Mortgage Insurance (MI) or Private Mortgage Insurance (PMI) - Insurance on a mortgage that protects the lender against losses due to default and/or foreclosure. It is required on all conventional loans with less than 20% down payment. It is not life insurance.

Note - The legal instrument that shows the borrower is obligated to pay the loan.

Points - 1 point = 1% of the loan amount. Points can be used to "buy down" the interest rate. Points are also charged as fee income to the lender.

Principal - The amount of the loan.

Second mortgage - Secondary financing behind or after the primary or first mortgage.

Secondary market - Investors who buy and sell large numbers of mortgage loans from the primary lenders. Fannie Mae, or the Federal National mortgage Association (FNMA); and Freddie Mac or the Federal Home Loan Mortgage Corporation (FHLMC) are two of the largest.

Servicing - The job of collecting the monthly house payments from a loan and making sure that they are properly credited. The loan servicer must make sure that the loans stay current, that the taxes and insurance are paid, and that the borrower is notified of the loan status and any changes.

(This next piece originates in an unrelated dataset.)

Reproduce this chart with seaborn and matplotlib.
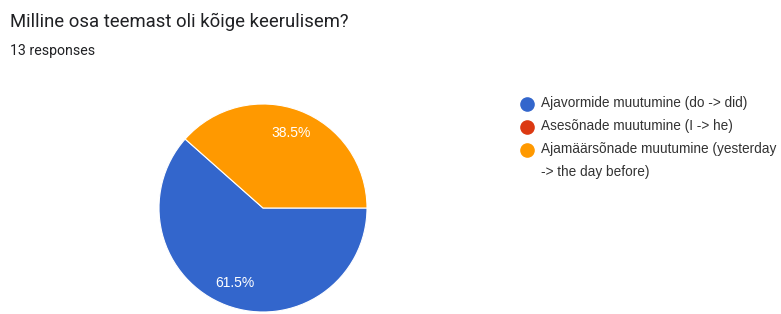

Title - To hold title to property is to show ownership. A deed is evidence of holding title to property.

Title insurance - Insurance that insures against any defects in the title that would give less than clear title to the property. Normal exceptions are mortgages, easements, and right of ways. The borrower normally pays for this as a normal closing cost. However, the seller or other third party can pay the insurance premium.

Total loan-to-value (TLTV) - Also known as Combined loan-to-value (CLTV). The total of all mortgagees on the property expressed as a percentage of the value. Such as, a $100,000 house with an $80,000 first mortgage and a $10,000 second mortgage = 90% TLTV.

Underwriter - A person who either approves or rejects a loan based on the bank's established guidelines pertaining to that loan.